Julia’s relationship with her young son Oliver is also rocky as he is precocious and sickly with a huge appetite for books (he’s seven and has read Jane Eyre) and causes her much worry and resentment. Their relationship, though, is really charming and I loved reading about Oliver’s favorite books and their conversations about his reading. It is one of the most delightful parts of the novel especially when Roddy’s boss, the Wing Commander, joins in the discussion.

Taylor’s writing continues to feel stiff to me and not easy to read, but reading her short stories alerted me to her style so I was ready for this novel. If you don’t like short stories and want to read her I would suggest this as a first try because it is short and not as hard to get into as some of her other novels that I’ve tried.

From what I’ve read to this point I’d say that her books are full of subversive women. They may not march down the middle of main street to protest the mistreatment, disrespect and boredom they endure, but they certainly act out in small ways within their own spheres. I am intrigued by them and will continue to read Taylor to meet more of these interesting women.

Other thoughts:

The Captive Reader

Harriet Devine

Heavenali

Stuck in a Book

Will you try Elizabeth Taylor?

16 Comments

  1. Your description of the circumstances in which you read this book sounds ideal. Elizabeth Taylor seems a worthy companion.
    I think this is an amazing first book. I was quite taken with the way the novel centred on the house, it tethered people, and yet they were camping in it, among Mrs Lippincote’s belongings, in her life almost.
    I like how you have picked out the women’s resistance, especially Julia. I think the novel shows how much Julia’s rather unconventional ways lead her to richer and more generous relationships than her husband’s.
    I made some comments on it in parallel with Elizabeth Bowen’s The Hotel (also a first novel) on my blog book word (http://www.bookword.co.uk/two-elizabeths-two-first-novels/) a couple of weeks ago.

    • Julia is unconventional and I think that made her a fascinating character. I do really like Elizabeth Taylor now and am going to start In a Summer Season very soon. Thanks for the link to your post – I will pop over and give a read as soon as this crazy week is over!

  2. I like the sound of the characters, and albeit that the mother-son relationship is rocky, it sounds a good read. From here it sounds a bit like a mystery, with the house, but then thinking how it could affect a person, I guess they find living there very difficult.

    • I think the house affects them more than they realize because they are surrounded by someone else’s life and world. It makes them unsettled and fractures their routine. It also makes them long to be out of the house a lot…

  3. sunday taylor

    I will definitely read her based on this review and your description of her subversive female characters. Sounds very intriguing. She is one of those writers that I have not read yet, though heard so much about. Thanks for letting us know about this book. I am not a short story fan and so would be better off starting with a novel by Taylor.

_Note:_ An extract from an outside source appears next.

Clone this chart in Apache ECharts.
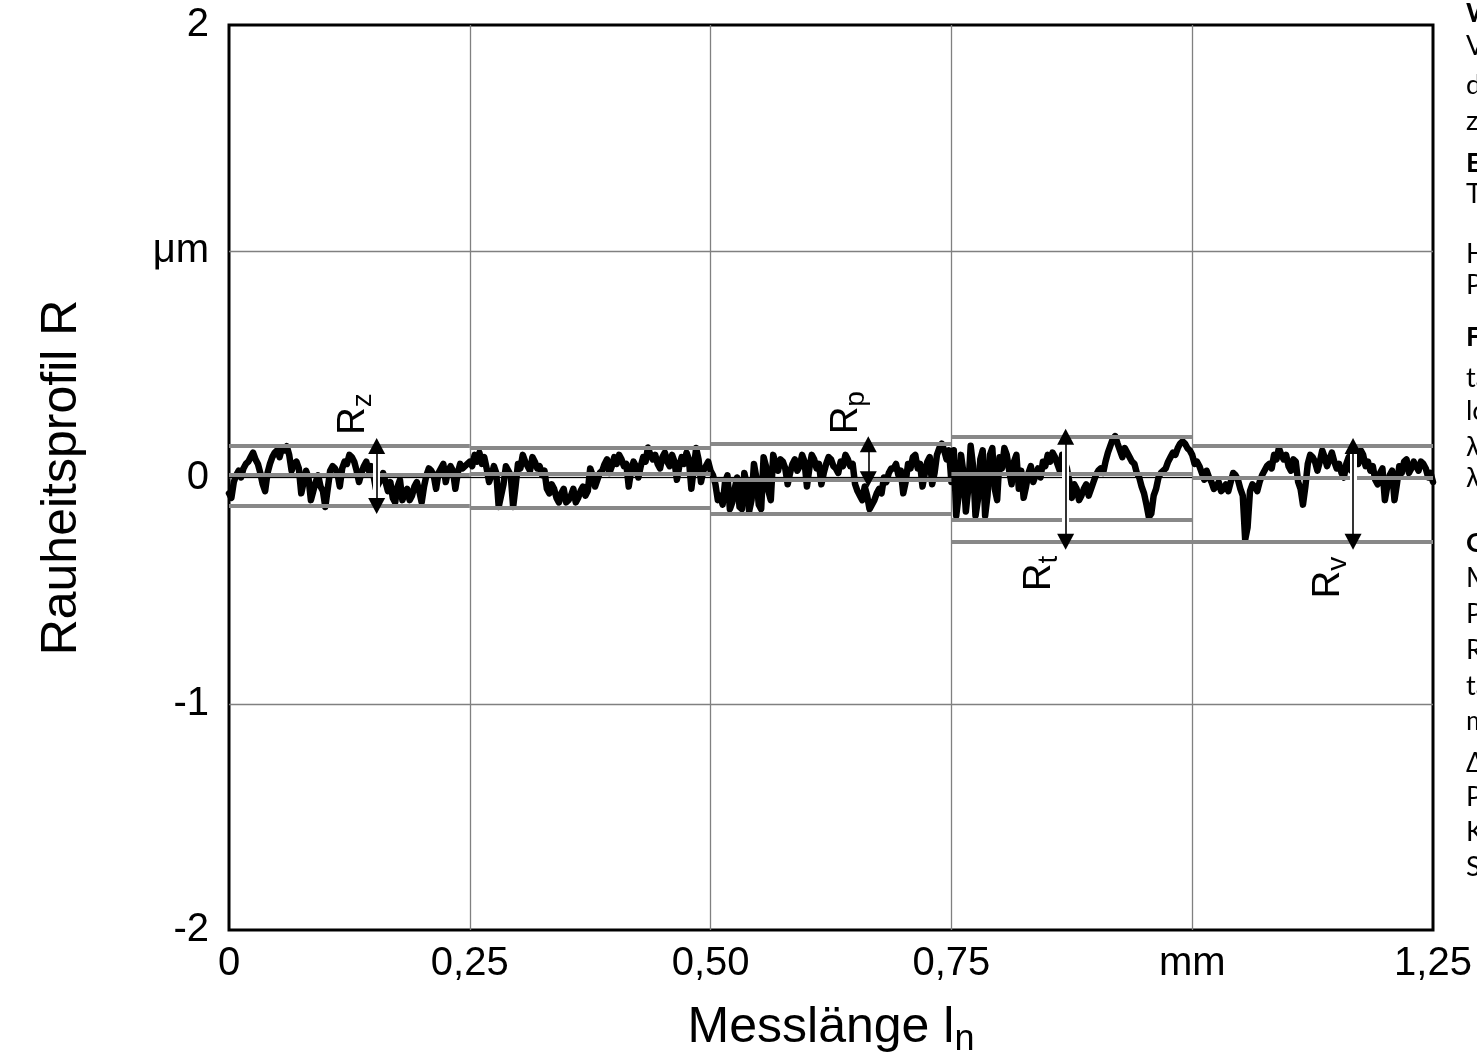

    • This one would be a good place to start. I’ve tried to read A Game of Hide and Seek and Palladian and didn’t like the feel of them, but this novel will hook you and introduce you to her style.

  4. You’ve caught it perfectly with these words:

    “…her books are full of subversive women. They may not march down the middle of main street to protest the mistreatment, disrespect and boredom they endure, but they certainly act out in small ways within their own spheres…”

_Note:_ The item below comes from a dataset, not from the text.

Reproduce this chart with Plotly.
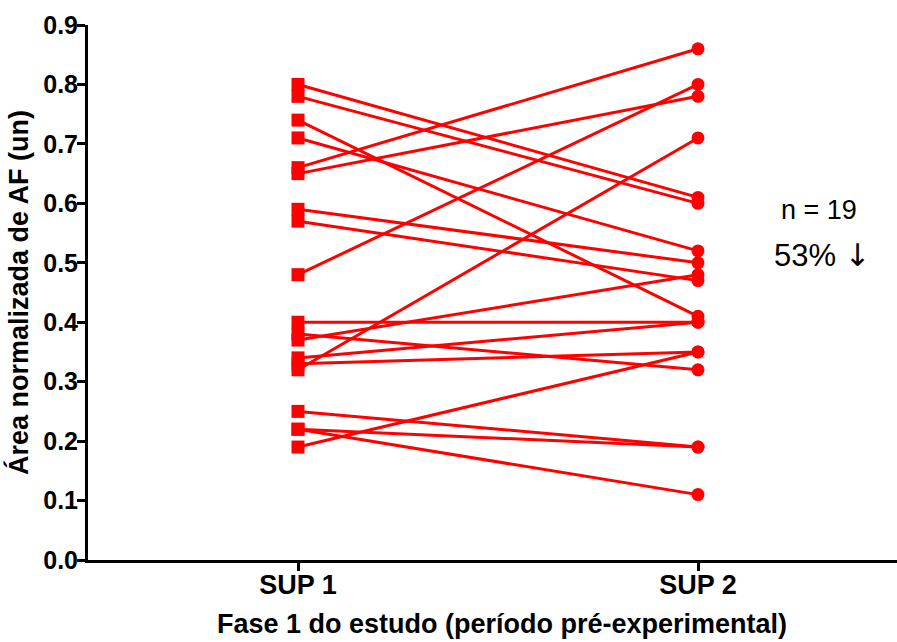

    This isn’t my favourite Elizabeth Taylor – that’s between Angel and A Wreath of Roses though I have yet to read them all – but I do like it very much,

  5. I had never heard of Elizabeth Taylor (the author) before I started blogging. I definitely have her on my “to read someday” list, but wasn’t sure where to start with her books. This sounds like a good place, thanks! I’m a big fan of subversive women!

    • I hadn’t heard of her either! I owe a lot of my favorite books to bloggers. I like subversive women, too, especially subversive women of the forties and fifties.

  6. Miss Bibliophile

    I haven’t read anything by Elizabeth Taylor yet but she is on my To Read list (which, at this point, deserves a whole sections devoted to books and authors I’ve learned about through the blog world!).

    • Oh, I know! I never would have heard about Persephones or Viragos if it wasn’t for blogs. Thank the heavens I found Stuck in a Book (my first book blog).

  7. JoAnn (Lakeside Musing)

    I have yet to read Elizabeth Taylor, but have A Game of HIde and Seek on my shelf. Love the idea of her books being filled with subversive women!

    • I have A Game of Hide and Seek on my shelf as well and hope to read it this year. It was the first Taylor that I tried, but I couldn’t get into it. I’m betting that now that I’m used to her style I will enjoy it more. Yes, subversive women are awesome – I hope her other novels have them too.